#### What to work on
Where a line holds "with", copy it.

--- START Data for this exercise ---

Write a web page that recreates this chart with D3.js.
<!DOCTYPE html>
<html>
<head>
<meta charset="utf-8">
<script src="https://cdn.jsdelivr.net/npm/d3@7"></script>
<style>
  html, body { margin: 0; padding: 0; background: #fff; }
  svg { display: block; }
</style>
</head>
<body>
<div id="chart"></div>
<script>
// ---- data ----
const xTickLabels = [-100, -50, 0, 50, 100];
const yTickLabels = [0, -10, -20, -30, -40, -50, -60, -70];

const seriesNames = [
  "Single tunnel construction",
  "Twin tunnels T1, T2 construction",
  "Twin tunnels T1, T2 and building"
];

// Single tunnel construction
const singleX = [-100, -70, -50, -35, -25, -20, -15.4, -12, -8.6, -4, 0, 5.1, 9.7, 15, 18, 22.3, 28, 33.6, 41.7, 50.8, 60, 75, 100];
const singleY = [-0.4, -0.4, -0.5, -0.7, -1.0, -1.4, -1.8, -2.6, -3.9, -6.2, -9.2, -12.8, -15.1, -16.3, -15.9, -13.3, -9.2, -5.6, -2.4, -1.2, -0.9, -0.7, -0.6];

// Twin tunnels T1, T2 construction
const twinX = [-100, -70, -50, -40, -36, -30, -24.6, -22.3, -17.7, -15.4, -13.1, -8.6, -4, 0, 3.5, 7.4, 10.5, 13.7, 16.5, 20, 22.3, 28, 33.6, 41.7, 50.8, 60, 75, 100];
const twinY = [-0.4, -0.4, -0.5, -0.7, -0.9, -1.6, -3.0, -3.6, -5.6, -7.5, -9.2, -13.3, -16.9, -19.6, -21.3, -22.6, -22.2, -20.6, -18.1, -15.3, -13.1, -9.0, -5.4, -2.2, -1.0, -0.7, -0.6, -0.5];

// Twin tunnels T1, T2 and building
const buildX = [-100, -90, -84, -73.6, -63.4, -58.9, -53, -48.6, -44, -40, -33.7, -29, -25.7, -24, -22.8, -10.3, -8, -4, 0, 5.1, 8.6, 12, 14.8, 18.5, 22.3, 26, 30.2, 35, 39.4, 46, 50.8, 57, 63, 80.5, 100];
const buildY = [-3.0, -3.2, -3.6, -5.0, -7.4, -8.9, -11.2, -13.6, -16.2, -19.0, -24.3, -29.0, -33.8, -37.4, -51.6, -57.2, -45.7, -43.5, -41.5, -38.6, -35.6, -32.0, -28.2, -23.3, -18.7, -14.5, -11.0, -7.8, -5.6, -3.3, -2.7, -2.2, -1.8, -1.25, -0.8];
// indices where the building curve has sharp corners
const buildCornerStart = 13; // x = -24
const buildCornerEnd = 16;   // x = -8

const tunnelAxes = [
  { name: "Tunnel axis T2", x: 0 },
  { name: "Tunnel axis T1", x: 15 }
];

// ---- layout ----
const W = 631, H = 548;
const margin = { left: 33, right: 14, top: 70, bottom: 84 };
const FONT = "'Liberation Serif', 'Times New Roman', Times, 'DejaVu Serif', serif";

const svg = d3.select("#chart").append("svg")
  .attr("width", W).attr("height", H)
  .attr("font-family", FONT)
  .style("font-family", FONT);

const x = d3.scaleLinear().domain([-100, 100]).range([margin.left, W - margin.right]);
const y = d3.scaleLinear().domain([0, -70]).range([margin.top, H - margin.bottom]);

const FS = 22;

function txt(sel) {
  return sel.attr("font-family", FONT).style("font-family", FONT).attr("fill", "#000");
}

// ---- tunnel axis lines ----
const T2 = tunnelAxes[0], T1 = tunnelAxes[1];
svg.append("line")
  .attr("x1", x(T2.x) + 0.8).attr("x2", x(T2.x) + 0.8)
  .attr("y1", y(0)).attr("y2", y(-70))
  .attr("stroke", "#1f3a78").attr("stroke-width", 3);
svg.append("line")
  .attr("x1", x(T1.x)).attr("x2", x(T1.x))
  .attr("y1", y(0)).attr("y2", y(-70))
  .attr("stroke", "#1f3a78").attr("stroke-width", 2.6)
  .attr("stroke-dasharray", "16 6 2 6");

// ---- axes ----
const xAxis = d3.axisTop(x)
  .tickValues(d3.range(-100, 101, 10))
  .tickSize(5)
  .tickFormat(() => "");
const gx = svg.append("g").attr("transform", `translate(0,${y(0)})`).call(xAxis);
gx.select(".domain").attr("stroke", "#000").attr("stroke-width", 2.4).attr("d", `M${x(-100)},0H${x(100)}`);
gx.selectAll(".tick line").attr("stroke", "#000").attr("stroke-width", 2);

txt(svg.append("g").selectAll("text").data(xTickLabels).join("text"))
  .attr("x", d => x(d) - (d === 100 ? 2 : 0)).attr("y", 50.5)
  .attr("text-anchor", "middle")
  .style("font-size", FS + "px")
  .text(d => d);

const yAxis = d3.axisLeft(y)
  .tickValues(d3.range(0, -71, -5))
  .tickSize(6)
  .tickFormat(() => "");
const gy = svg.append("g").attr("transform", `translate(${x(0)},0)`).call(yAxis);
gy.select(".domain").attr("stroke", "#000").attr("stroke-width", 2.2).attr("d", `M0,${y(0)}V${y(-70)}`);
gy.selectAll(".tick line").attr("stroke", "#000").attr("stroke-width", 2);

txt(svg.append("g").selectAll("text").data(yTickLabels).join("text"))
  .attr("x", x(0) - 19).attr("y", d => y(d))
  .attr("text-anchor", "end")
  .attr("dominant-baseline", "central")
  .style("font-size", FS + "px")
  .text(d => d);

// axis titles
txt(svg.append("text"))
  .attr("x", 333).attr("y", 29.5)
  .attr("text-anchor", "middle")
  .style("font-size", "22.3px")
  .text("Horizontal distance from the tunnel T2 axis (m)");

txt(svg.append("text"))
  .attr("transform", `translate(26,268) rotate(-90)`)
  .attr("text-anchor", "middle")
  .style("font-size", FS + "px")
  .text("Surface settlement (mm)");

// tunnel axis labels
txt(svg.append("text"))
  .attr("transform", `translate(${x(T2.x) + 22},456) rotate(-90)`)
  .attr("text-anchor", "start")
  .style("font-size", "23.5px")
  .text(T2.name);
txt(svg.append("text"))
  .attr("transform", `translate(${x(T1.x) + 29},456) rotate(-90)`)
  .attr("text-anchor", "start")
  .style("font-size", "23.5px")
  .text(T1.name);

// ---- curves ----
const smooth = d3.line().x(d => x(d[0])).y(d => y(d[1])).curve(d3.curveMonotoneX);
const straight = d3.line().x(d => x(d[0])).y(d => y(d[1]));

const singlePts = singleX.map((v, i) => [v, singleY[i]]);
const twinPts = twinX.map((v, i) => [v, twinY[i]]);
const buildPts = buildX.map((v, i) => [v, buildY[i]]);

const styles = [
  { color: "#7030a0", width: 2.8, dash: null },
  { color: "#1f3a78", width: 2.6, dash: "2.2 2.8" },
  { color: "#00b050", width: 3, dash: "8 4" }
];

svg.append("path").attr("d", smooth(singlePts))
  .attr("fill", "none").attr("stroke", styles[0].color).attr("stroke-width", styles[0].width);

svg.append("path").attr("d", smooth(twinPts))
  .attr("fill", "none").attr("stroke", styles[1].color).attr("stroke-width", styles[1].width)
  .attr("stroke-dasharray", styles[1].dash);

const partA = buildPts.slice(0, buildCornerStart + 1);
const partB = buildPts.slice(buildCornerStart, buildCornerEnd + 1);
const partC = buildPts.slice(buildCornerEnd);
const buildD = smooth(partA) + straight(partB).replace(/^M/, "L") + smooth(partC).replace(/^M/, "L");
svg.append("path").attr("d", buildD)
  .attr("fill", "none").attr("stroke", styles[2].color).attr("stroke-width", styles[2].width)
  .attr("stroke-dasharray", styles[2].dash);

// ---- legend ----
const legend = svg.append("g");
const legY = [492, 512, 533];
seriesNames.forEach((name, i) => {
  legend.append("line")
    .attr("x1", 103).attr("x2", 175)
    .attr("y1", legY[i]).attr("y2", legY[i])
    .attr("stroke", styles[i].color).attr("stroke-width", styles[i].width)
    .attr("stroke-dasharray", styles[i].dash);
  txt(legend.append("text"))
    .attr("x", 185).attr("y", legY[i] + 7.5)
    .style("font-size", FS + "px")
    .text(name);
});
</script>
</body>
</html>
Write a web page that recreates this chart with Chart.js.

--- END Data for this exercise ---

#### Result of the task
Write a web page that recreates this chart with D3.js.
Write a web page that recreates this chart with Chart.js.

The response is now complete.